Helen Glover’s bid for a third Olympic medal remains on course as her sensational comeback continues.
Glover, the two-time defending champions, and Polly Swann are into the final of the coxless pairs.
Having finished third in their heat, the Penzance star and Swann finished second in their semi-final behind only Greece as they look to cap a remarkable turnaround after retirement.
Who are Helen Glover and Polly Swann?
The rowers came together just four months ago. Glover, 35, had retired after winning this event for the second time at the Rio 2016 Olympics and had three children with husband TV presenter Steve Backshall.
She trained for Tokyo sometimes on two hours sleep a night and said: “It was never in my mind that I would compete for a third time.
“When I look back to New Year’s Day 2020 I was pregnant with twins and now I’m competing in Tokyo. I still can’t believe it.
Lancaster’s Swann worked as a doctor during lockdown. The 33-year-old won a silver medal at the 2016 Rio Olympics in the women’s eight.
When is the final?
The rowing medal finals start at 12.30am on Thursday 29 August. The women’s coxless pairs final is expected to start around 1.30am British time.
It will be broadcast live on TV on BBC1 and BBC iPlayer.
Who are their biggest rivals for a medal?
Glover and Swann finished behind 0.69 seconds behind the Greek pair, who are the world leaders for 2021, with Canada just behind in third. Australia missed out on a place in the final.
It sets up a final that will feature Kiwi favourites Grace Prendergast and Kerri Gowler but not a USA crew who were tipped to rival the Brits for a place on the podium.
How did Glover and Swann qualify?
Glover and Swann struggled in their heat, only finishing third, but stepped up their game in the semi-final despite an exciting finish.
The British pair led for much of the way but saw their advantage eroded and four crews approached the line together knowing only three would make it through.
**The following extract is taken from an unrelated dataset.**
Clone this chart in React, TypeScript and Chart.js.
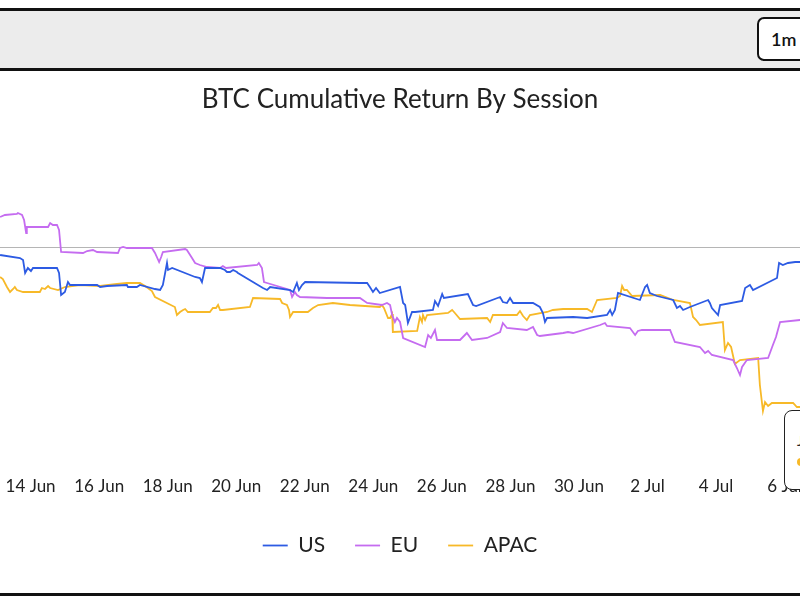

Greece emerged victorious but Glover and Swann held on for second, just ahead of Canada, with Australia the crew that missed out.
“It is a very competitive event, you wouldn’t have written this final at the beginning of the year, but that is what is exciting,” said Glover.
“A year or so ago, I’d only been rowing for a few weeks. We feel as a crew, we should be in the final so it’s not a huge celebration to be there.
“But in other way of course we are celebrating it, as a story of how far we have come. But it is also a story about how far we have to go.
“We are excited for the next 24 hours.”
What are the weather conditions like for rowing?
Conditions at Sea Forest Waterway have been very difficult for the rowers with racing on Monday and Tuesday cancelled and strong crosswind posing steering issues.
Glover believes the pair’s sluggish heat performance could be partly attributed to the tough environment
“It feels like we have got acclimatised in the last few days with some elements of dealing with the weather, and how it feels racing in these conditions,” said Glover.